» Task to carry out
Every line from the start of the entries up to and including the one bearing "import * as" must be printed verbatim, without the pictures.

Stored items:
== == ==
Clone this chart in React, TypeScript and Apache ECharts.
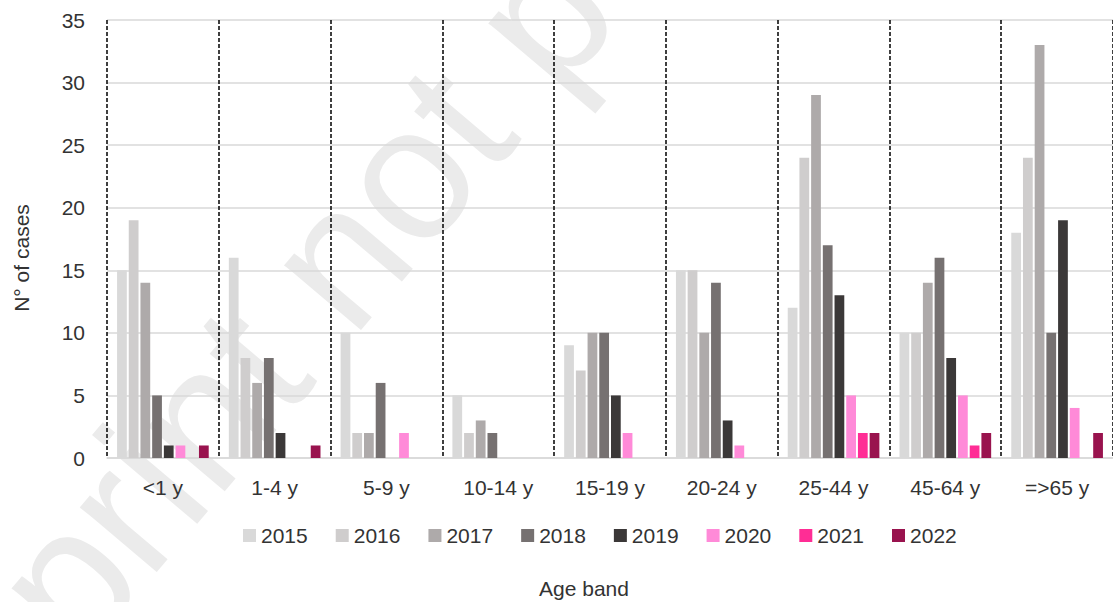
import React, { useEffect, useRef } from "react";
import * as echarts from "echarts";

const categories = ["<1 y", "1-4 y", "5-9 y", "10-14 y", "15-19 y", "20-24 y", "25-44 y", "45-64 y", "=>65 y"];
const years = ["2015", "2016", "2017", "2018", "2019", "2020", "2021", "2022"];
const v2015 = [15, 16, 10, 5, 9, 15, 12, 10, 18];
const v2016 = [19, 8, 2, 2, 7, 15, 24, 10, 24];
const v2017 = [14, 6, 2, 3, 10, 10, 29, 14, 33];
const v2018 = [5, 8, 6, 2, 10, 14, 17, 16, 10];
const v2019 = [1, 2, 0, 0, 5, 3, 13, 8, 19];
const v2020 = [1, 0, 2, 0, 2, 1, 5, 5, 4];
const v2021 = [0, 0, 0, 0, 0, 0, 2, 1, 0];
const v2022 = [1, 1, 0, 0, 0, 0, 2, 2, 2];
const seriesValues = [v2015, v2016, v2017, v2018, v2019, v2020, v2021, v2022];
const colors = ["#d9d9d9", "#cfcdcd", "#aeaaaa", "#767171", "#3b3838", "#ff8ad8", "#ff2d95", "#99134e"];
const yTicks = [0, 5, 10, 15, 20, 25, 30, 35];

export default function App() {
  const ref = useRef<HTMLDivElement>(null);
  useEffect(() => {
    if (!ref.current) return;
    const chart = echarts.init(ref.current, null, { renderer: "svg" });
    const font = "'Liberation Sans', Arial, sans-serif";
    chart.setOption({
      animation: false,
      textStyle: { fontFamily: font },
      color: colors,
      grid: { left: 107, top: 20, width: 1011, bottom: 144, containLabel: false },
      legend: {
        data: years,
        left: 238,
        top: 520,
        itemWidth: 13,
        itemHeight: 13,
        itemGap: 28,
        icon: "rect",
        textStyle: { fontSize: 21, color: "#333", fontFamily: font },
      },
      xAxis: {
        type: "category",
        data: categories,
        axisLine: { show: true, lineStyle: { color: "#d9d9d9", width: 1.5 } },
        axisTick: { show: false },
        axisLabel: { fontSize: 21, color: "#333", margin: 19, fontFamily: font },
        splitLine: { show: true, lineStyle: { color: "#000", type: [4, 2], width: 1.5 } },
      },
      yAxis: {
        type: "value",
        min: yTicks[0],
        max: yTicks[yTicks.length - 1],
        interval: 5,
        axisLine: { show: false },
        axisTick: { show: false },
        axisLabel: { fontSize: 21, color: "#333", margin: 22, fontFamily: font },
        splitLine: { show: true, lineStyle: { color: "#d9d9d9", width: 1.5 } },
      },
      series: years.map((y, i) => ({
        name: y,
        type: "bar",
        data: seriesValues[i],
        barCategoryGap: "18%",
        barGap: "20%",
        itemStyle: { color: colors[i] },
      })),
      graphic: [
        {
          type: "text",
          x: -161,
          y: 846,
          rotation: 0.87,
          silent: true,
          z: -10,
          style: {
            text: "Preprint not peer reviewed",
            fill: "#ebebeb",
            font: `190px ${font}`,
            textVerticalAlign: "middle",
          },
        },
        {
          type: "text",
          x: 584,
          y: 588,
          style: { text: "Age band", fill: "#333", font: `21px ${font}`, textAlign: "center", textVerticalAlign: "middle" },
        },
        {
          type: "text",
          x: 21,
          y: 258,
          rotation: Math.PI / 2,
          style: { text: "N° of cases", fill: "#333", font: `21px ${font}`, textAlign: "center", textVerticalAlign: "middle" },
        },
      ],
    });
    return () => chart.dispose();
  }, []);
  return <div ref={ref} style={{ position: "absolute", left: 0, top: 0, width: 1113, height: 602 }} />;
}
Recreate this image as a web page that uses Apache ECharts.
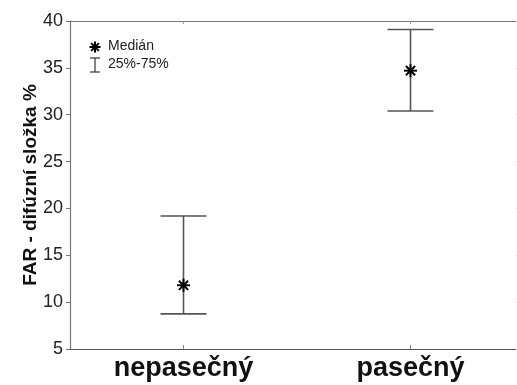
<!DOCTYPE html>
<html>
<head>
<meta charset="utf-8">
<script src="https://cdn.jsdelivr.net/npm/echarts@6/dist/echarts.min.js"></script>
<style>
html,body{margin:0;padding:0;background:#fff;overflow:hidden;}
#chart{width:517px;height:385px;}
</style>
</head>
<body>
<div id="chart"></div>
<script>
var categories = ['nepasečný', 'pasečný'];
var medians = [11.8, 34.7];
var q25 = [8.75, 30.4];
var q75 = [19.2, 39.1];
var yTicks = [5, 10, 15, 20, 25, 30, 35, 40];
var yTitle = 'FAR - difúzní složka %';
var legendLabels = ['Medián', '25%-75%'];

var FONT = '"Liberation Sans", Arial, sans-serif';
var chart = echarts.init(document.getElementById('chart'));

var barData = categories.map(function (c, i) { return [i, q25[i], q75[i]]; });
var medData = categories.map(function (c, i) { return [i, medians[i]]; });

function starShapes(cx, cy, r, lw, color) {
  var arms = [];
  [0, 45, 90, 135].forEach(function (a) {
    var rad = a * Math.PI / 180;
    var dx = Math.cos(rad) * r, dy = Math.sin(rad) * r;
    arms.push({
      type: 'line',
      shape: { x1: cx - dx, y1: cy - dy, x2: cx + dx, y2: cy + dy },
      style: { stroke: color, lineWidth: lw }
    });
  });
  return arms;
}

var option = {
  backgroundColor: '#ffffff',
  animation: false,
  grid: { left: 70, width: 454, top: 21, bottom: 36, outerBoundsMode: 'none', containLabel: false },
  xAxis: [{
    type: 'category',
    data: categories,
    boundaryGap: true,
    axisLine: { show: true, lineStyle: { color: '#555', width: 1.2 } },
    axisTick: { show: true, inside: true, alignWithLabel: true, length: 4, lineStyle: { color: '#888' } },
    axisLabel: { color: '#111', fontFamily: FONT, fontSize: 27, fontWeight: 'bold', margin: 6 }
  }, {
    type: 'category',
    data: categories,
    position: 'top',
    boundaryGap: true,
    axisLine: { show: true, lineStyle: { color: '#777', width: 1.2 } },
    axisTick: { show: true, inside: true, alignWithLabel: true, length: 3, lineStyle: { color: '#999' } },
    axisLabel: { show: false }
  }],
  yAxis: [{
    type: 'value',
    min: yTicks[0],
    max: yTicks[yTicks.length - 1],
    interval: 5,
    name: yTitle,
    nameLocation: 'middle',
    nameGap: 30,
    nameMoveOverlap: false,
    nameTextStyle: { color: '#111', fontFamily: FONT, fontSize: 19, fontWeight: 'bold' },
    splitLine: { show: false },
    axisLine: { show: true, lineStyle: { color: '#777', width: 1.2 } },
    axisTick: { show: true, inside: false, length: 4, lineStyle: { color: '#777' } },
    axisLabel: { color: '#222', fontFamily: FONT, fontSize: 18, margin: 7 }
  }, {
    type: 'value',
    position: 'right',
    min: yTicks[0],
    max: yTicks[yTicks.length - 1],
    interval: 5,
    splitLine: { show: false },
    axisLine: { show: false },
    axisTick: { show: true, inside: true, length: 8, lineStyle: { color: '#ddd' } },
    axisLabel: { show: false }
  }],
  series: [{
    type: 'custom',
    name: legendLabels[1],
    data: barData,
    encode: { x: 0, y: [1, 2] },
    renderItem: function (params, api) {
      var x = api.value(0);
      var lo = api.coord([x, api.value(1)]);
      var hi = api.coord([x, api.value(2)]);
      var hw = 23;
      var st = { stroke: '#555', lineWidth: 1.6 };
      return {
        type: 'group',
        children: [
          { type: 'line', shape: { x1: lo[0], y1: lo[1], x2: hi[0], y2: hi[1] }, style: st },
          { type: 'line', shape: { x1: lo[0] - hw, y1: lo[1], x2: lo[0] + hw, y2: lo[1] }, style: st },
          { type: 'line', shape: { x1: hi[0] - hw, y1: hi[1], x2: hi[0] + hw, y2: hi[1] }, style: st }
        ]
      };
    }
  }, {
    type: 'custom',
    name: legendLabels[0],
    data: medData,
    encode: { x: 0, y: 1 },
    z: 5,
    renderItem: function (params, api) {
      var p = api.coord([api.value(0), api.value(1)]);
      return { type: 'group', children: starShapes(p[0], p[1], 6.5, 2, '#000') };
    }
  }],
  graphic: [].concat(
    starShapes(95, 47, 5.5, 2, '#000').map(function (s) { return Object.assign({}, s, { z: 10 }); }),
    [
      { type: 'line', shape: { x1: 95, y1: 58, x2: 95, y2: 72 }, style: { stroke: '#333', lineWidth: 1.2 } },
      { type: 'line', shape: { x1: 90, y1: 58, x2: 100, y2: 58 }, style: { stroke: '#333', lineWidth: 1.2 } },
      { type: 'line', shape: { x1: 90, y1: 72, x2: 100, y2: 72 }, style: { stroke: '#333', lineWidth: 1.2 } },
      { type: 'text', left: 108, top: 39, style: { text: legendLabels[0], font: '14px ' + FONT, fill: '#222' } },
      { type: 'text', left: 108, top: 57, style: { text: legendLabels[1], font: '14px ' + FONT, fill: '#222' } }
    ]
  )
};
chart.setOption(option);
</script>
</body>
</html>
== == ==
» Result of the exercise
Clone this chart in React, TypeScript and Apache ECharts.
import React, { useEffect, useRef } from "react";
import * as echarts from "echarts";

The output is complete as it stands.